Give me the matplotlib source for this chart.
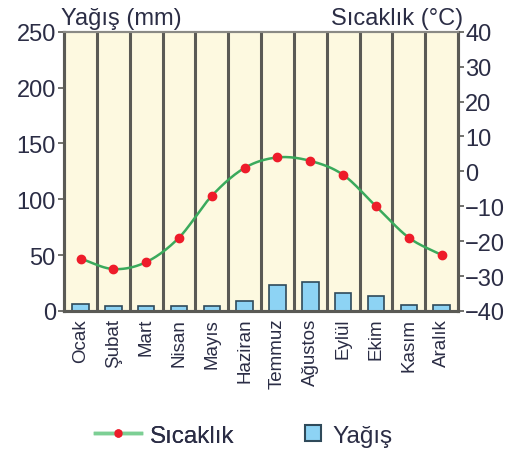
import matplotlib
matplotlib.use("Agg")
import matplotlib.pyplot as plt
import numpy as np
from matplotlib.lines import Line2D

plt.rcParams['font.family'] = ['Liberation Sans', 'DejaVu Sans']

months = ['Ocak', 'Şubat', 'Mart', 'Nisan', 'Mayıs', 'Haziran',
          'Temmuz', 'Ağustos', 'Eylül', 'Ekim', 'Kasım', 'Aralık']
# monthly precipitation (mm)
rain = [6, 4, 4, 4, 4, 9, 23, 26, 16, 13, 5, 5]
# monthly mean temperature (°C)
temp = [-25, -28, -26, -19, -7, 1, 4, 3, -1, -10, -19, -24]

left_ticks = [0, 50, 100, 150, 200, 250]
right_ticks = [-40, -30, -20, -10, 0, 10, 20, 30, 40]

text_col = '#2b2d45'
grid_col = '#5a5a55'


def catmull_rom(x, y, n=20):
    # smooth curve through the points for the temperature line
    x = np.asarray(x, float)
    y = np.asarray(y, float)
    px = np.concatenate([[2 * x[0] - x[1]], x, [2 * x[-1] - x[-2]]])
    py = np.concatenate([[2 * y[0] - y[1]], y, [2 * y[-1] - y[-2]]])
    xs, ys = [], []
    t = np.linspace(0, 1, n, endpoint=False)
    for i in range(1, len(px) - 2):
        for p, out in ((px, xs), (py, ys)):
            p0, p1, p2, p3 = p[i - 1], p[i], p[i + 1], p[i + 2]
            out.extend(0.5 * (2 * p1 + (-p0 + p2) * t
                              + (2 * p0 - 5 * p1 + 4 * p2 - p3) * t ** 2
                              + (-p0 + 3 * p1 - 3 * p2 + p3) * t ** 3))
    xs.append(x[-1])
    ys.append(y[-1])
    return np.array(xs), np.array(ys)


fig = plt.figure(figsize=(5.17, 4.56), dpi=100)
ax1 = fig.add_axes([0.124, 0.316, 0.762, 0.612])
ax1.set_facecolor('#fdf9e0')

x = np.arange(len(months))
ax1.bar(x, rain, width=0.5, color='#8dd3f4', edgecolor='#2f4a5a', linewidth=1.2, zorder=3)

# column dividers
for b in np.arange(0.5, len(months) - 1, 1):
    ax1.axvline(b, color=grid_col, lw=2.2, zorder=2)

ax1.set_xlim(-0.5, len(months) - 0.5)
ax1.set_ylim(0, 250)
ax1.set_yticks(left_ticks)
ax1.set_xticks(x)
ax1.set_xticklabels(months, rotation=90, fontsize=13.5, color=text_col)
ax1.tick_params(axis='y', labelsize=17, colors=text_col, length=4, width=1.2, pad=2)
ax1.tick_params(axis='y', color=grid_col)
ax1.tick_params(axis='x', length=0, pad=5)

ax2 = ax1.twinx()
sx, sy = catmull_rom(x, temp)
ax2.plot(sx, sy, color='#3aaa5c', lw=1.8, zorder=4)
ax2.plot(x, temp, 'o', color='#ee1c2a', markersize=6, zorder=5)
ax2.set_ylim(-40, 40)
ax2.set_yticks(right_ticks)
ax2.tick_params(axis='y', labelsize=17, colors=text_col, length=4, width=1.2, pad=1)
ax2.tick_params(axis='y', color=grid_col)

for ax in (ax1, ax2):
    for side in ('left', 'right', 'bottom'):
        ax.spines[side].set_color(grid_col)
        ax.spines[side].set_linewidth(2.2)
    ax.spines['top'].set_color('#8a8a85')
    ax.spines['top'].set_linewidth(1.5)

fig.text(0.118, 0.935, 'Yağış (mm)', fontsize=17, color=text_col, ha='left', va='bottom')
fig.text(0.895, 0.935, 'Sıcaklık (°C)', fontsize=17, color=text_col, ha='right', va='bottom')

# two separate legend entries under the chart
temp_handle = Line2D([0], [0], color='#7ccf94', lw=2.5, marker='o', markersize=5,
                     markerfacecolor='#ee1c2a', markeredgecolor='#ee1c2a')
rain_handle = Line2D([0], [0], linestyle='none', marker='s', markersize=12,
                     markerfacecolor='#8dd3f4', markeredgecolor='#2f4a5a',
                     markeredgewidth=1.5)
leg_kw = dict(frameon=False, fontsize=17.5, labelcolor=text_col,
              borderpad=0, borderaxespad=0)
leg1 = fig.legend([temp_handle], ['Sıcaklık'], loc='center left',
                  bbox_to_anchor=(0.184, 0.042), handlelength=1.9,
                  handletextpad=0.35, **leg_kw)
fig.add_artist(leg1)
fig.legend([rain_handle], ['Yağış'], loc='center left',
           bbox_to_anchor=(0.586, 0.042), handlelength=0.8,
           handletextpad=0.42, **leg_kw)

fig.savefig('out.png', dpi=100, facecolor='white')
━━━━━━━━━━━━━━━━━━━━━━━━━━━━━━
> _YOUR INSTRUCTIONS_:
Output the data above without changes, apart from leaving out the pictures.

> _THE RESPONSE_:
Give me the matplotlib source for this chart.
import matplotlib
matplotlib.use("Agg")
import matplotlib.pyplot as plt
import numpy as np
from matplotlib.lines import Line2D

plt.rcParams['font.family'] = ['Liberation Sans', 'DejaVu Sans']

months = ['Ocak', 'Şubat', 'Mart', 'Nisan', 'Mayıs', 'Haziran',
          'Temmuz', 'Ağustos', 'Eylül', 'Ekim', 'Kasım', 'Aralık']
# monthly precipitation (mm)
rain = [6, 4, 4, 4, 4, 9, 23, 26, 16, 13, 5, 5]
# monthly mean temperature (°C)
temp = [-25, -28, -26, -19, -7, 1, 4, 3, -1, -10, -19, -24]

left_ticks = [0, 50, 100, 150, 200, 250]
right_ticks = [-40, -30, -20, -10, 0, 10, 20, 30, 40]

text_col = '#2b2d45'
grid_col = '#5a5a55'


def catmull_rom(x, y, n=20):
    # smooth curve through the points for the temperature line
    x = np.asarray(x, float)
    y = np.asarray(y, float)
    px = np.concatenate([[2 * x[0] - x[1]], x, [2 * x[-1] - x[-2]]])
    py = np.concatenate([[2 * y[0] - y[1]], y, [2 * y[-1] - y[-2]]])
    xs, ys = [], []
    t = np.linspace(0, 1, n, endpoint=False)
    for i in range(1, len(px) - 2):
        for p, out in ((px, xs), (py, ys)):
            p0, p1, p2, p3 = p[i - 1], p[i], p[i + 1], p[i + 2]
            out.extend(0.5 * (2 * p1 + (-p0 + p2) * t
                              + (2 * p0 - 5 * p1 + 4 * p2 - p3) * t ** 2
                              + (-p0 + 3 * p1 - 3 * p2 + p3) * t ** 3))
    xs.append(x[-1])
    ys.append(y[-1])
    return np.array(xs), np.array(ys)


fig = plt.figure(figsize=(5.17, 4.56), dpi=100)
ax1 = fig.add_axes([0.124, 0.316, 0.762, 0.612])
ax1.set_facecolor('#fdf9e0')

x = np.arange(len(months))
ax1.bar(x, rain, width=0.5, color='#8dd3f4', edgecolor='#2f4a5a', linewidth=1.2, zorder=3)

# column dividers
for b in np.arange(0.5, len(months) - 1, 1):
    ax1.axvline(b, color=grid_col, lw=2.2, zorder=2)

ax1.set_xlim(-0.5, len(months) - 0.5)
ax1.set_ylim(0, 250)
ax1.set_yticks(left_ticks)
ax1.set_xticks(x)
ax1.set_xticklabels(months, rotation=90, fontsize=13.5, color=text_col)
ax1.tick_params(axis='y', labelsize=17, colors=text_col, length=4, width=1.2, pad=2)
ax1.tick_params(axis='y', color=grid_col)
ax1.tick_params(axis='x', length=0, pad=5)

ax2 = ax1.twinx()
sx, sy = catmull_rom(x, temp)
ax2.plot(sx, sy, color='#3aaa5c', lw=1.8, zorder=4)
ax2.plot(x, temp, 'o', color='#ee1c2a', markersize=6, zorder=5)
ax2.set_ylim(-40, 40)
ax2.set_yticks(right_ticks)
ax2.tick_params(axis='y', labelsize=17, colors=text_col, length=4, width=1.2, pad=1)
ax2.tick_params(axis='y', color=grid_col)

for ax in (ax1, ax2):
    for side in ('left', 'right', 'bottom'):
        ax.spines[side].set_color(grid_col)
        ax.spines[side].set_linewidth(2.2)
    ax.spines['top'].set_color('#8a8a85')
    ax.spines['top'].set_linewidth(1.5)

fig.text(0.118, 0.935, 'Yağış (mm)', fontsize=17, color=text_col, ha='left', va='bottom')
fig.text(0.895, 0.935, 'Sıcaklık (°C)', fontsize=17, color=text_col, ha='right', va='bottom')

# two separate legend entries under the chart
temp_handle = Line2D([0], [0], color='#7ccf94', lw=2.5, marker='o', markersize=5,
                     markerfacecolor='#ee1c2a', markeredgecolor='#ee1c2a')
rain_handle = Line2D([0], [0], linestyle='none', marker='s', markersize=12,
                     markerfacecolor='#8dd3f4', markeredgecolor='#2f4a5a',
                     markeredgewidth=1.5)
leg_kw = dict(frameon=False, fontsize=17.5, labelcolor=text_col,
              borderpad=0, borderaxespad=0)
leg1 = fig.legend([temp_handle], ['Sıcaklık'], loc='center left',
                  bbox_to_anchor=(0.184, 0.042), handlelength=1.9,
                  handletextpad=0.35, **leg_kw)
fig.add_artist(leg1)
fig.legend([rain_handle], ['Yağış'], loc='center left',
           bbox_to_anchor=(0.586, 0.042), handlelength=0.8,
           handletextpad=0.42, **leg_kw)

fig.savefig('out.png', dpi=100, facecolor='white')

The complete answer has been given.